EXERCISE REQUIREMENTS: Print word for word the first line of the listing below and every line after it, through the line with "(north) at (840,417)". Leave out the pictures and the rest.

SOURCE DATA:
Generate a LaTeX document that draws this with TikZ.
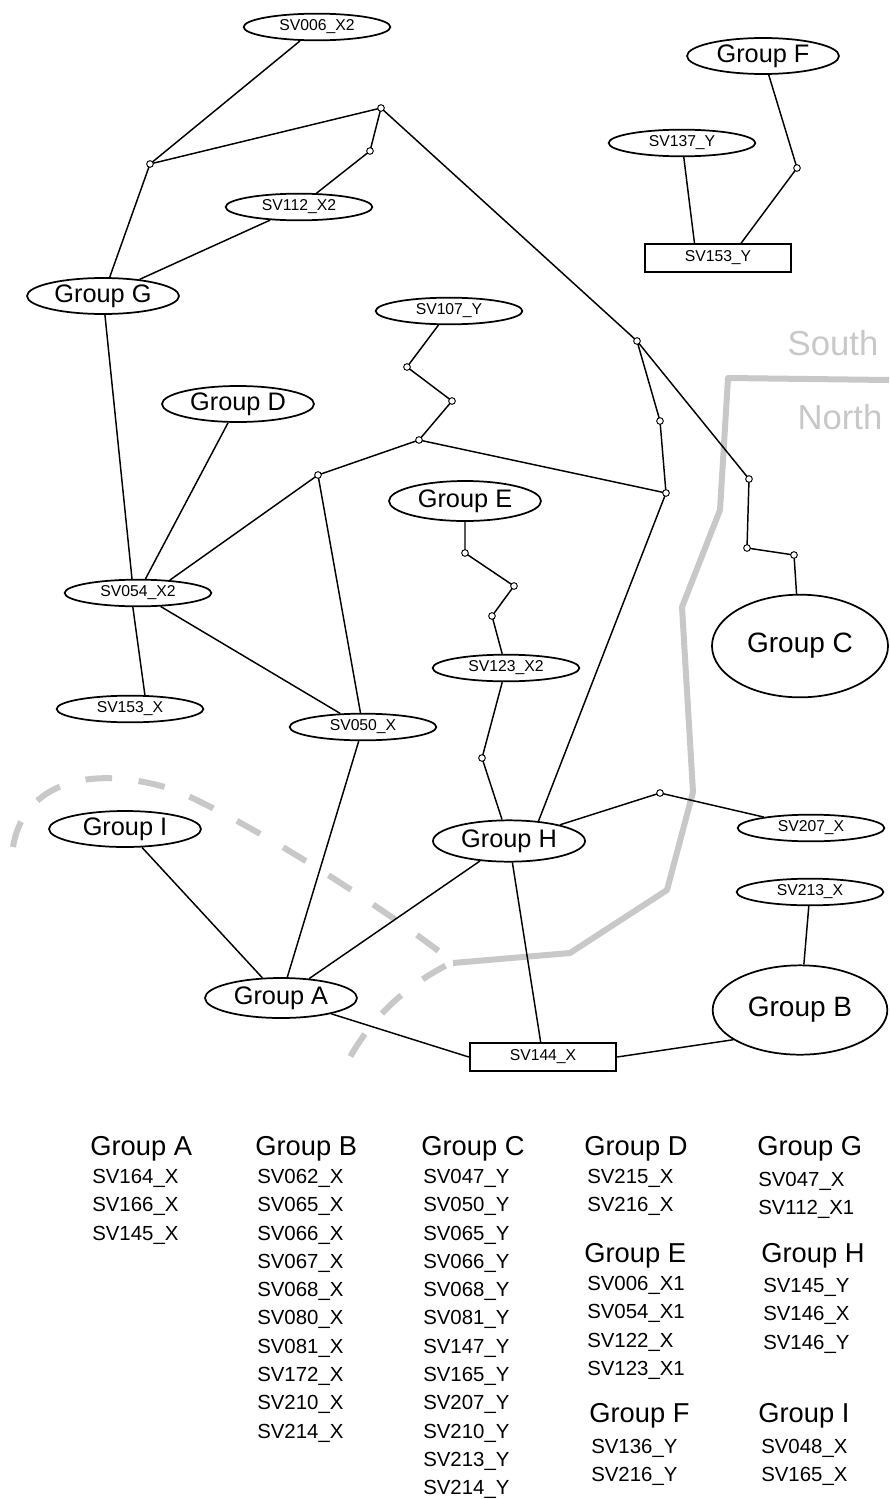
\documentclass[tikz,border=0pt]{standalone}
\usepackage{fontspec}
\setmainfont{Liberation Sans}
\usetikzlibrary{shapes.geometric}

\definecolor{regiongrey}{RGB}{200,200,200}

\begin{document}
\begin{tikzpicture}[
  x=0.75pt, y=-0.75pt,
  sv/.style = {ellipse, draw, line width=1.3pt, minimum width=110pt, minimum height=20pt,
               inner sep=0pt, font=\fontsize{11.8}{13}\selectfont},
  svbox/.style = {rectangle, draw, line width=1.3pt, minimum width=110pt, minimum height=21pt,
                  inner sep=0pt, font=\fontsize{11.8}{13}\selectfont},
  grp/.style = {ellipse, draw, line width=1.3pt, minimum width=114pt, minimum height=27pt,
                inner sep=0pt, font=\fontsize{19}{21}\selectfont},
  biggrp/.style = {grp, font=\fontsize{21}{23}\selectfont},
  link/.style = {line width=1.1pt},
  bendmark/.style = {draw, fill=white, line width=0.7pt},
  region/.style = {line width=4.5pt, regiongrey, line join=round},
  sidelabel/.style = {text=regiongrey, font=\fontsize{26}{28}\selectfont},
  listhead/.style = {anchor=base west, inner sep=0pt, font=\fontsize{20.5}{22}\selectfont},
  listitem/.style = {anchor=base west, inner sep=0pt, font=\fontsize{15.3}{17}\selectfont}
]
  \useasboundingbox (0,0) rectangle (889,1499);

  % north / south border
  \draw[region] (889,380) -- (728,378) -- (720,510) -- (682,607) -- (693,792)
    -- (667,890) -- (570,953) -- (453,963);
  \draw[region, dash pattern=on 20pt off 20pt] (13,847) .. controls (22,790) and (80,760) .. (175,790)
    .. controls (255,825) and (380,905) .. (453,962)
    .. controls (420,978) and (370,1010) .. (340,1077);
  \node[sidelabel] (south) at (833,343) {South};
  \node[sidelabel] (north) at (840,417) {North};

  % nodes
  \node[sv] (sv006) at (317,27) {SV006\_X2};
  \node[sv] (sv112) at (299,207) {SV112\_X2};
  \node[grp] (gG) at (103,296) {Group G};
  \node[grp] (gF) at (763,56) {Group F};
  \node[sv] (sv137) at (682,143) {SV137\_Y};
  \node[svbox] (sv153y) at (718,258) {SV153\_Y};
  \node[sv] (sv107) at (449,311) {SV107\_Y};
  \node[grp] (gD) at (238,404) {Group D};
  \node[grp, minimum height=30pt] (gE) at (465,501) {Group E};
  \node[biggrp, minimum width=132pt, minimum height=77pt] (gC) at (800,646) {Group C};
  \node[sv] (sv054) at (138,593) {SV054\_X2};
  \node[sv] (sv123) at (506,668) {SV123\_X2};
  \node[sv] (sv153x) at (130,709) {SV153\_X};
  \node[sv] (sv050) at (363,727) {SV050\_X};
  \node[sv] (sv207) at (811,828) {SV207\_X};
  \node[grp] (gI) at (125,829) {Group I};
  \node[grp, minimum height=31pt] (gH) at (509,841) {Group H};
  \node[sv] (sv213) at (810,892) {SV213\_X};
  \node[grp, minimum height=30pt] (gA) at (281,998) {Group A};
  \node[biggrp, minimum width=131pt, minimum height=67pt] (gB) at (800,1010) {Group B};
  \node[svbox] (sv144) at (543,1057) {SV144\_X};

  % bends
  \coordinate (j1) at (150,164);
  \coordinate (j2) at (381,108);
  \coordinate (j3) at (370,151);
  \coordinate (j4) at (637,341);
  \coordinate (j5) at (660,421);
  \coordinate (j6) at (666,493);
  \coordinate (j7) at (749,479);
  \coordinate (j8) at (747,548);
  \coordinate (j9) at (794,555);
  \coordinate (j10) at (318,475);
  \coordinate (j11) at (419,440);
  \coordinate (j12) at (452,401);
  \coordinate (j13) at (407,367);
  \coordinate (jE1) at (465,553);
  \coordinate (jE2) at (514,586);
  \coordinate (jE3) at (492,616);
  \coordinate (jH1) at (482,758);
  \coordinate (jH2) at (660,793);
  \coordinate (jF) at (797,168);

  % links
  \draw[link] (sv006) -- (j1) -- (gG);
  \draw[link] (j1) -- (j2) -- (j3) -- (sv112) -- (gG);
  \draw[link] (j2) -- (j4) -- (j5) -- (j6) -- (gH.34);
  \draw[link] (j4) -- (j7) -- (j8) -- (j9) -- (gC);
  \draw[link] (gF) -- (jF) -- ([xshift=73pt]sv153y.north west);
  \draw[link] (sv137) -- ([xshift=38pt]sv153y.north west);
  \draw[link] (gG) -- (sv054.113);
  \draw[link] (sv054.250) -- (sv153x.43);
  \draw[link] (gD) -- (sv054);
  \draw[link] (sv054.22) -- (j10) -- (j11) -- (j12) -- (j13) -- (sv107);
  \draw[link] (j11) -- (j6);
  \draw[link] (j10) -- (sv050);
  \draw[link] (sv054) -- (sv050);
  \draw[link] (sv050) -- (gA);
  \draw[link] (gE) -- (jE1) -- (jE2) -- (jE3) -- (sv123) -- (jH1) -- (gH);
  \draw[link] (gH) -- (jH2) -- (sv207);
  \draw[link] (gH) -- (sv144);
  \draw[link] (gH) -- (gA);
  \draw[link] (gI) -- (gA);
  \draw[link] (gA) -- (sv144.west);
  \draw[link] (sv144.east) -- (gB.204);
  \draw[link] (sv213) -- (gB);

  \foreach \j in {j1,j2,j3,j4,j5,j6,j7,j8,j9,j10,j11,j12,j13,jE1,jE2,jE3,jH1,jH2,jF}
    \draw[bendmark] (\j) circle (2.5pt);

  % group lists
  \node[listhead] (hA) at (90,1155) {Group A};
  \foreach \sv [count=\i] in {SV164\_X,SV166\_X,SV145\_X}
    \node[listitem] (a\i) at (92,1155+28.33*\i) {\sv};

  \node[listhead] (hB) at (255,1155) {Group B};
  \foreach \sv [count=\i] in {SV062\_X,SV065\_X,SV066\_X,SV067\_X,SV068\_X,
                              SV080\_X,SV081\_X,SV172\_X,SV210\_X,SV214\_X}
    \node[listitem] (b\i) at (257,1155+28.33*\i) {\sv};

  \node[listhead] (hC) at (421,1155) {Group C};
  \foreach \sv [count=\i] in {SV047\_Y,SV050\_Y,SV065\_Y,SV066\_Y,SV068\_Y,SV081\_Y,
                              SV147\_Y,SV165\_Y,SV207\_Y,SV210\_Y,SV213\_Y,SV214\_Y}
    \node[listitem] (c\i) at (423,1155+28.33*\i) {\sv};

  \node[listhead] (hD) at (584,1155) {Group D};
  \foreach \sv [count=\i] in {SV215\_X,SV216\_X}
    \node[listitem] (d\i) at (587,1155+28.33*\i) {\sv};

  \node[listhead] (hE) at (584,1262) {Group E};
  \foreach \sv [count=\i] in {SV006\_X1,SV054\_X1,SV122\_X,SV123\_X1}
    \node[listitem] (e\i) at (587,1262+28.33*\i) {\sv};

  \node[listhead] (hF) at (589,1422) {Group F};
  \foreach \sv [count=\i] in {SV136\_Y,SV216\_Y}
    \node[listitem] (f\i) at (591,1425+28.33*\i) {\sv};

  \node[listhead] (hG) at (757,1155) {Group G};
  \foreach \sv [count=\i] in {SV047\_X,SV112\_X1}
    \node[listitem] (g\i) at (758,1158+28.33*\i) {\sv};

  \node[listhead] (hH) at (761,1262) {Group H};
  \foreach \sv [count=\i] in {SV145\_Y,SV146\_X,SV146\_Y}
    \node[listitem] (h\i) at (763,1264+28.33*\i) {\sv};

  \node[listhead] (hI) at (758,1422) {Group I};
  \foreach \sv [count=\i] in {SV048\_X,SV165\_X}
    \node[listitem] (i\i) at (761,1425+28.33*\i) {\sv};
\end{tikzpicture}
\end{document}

RESPONSE TO THE EXERCISE:
Generate a LaTeX document that draws this with TikZ.
\documentclass[tikz,border=0pt]{standalone}
\usepackage{fontspec}
\setmainfont{Liberation Sans}
\usetikzlibrary{shapes.geometric}

\definecolor{regiongrey}{RGB}{200,200,200}

\begin{document}
\begin{tikzpicture}[
  x=0.75pt, y=-0.75pt,
  sv/.style = {ellipse, draw, line width=1.3pt, minimum width=110pt, minimum height=20pt,
               inner sep=0pt, font=\fontsize{11.8}{13}\selectfont},
  svbox/.style = {rectangle, draw, line width=1.3pt, minimum width=110pt, minimum height=21pt,
                  inner sep=0pt, font=\fontsize{11.8}{13}\selectfont},
  grp/.style = {ellipse, draw, line width=1.3pt, minimum width=114pt, minimum height=27pt,
                inner sep=0pt, font=\fontsize{19}{21}\selectfont},
  biggrp/.style = {grp, font=\fontsize{21}{23}\selectfont},
  link/.style = {line width=1.1pt},
  bendmark/.style = {draw, fill=white, line width=0.7pt},
  region/.style = {line width=4.5pt, regiongrey, line join=round},
  sidelabel/.style = {text=regiongrey, font=\fontsize{26}{28}\selectfont},
  listhead/.style = {anchor=base west, inner sep=0pt, font=\fontsize{20.5}{22}\selectfont},
  listitem/.style = {anchor=base west, inner sep=0pt, font=\fontsize{15.3}{17}\selectfont}
]
  \useasboundingbox (0,0) rectangle (889,1499);

  % north / south border
  \draw[region] (889,380) -- (728,378) -- (720,510) -- (682,607) -- (693,792)
    -- (667,890) -- (570,953) -- (453,963);
  \draw[region, dash pattern=on 20pt off 20pt] (13,847) .. controls (22,790) and (80,760) .. (175,790)
    .. controls (255,825) and (380,905) .. (453,962)
    .. controls (420,978) and (370,1010) .. (340,1077);
  \node[sidelabel] (south) at (833,343) {South};
  \node[sidelabel] (north) at (840,417) {North};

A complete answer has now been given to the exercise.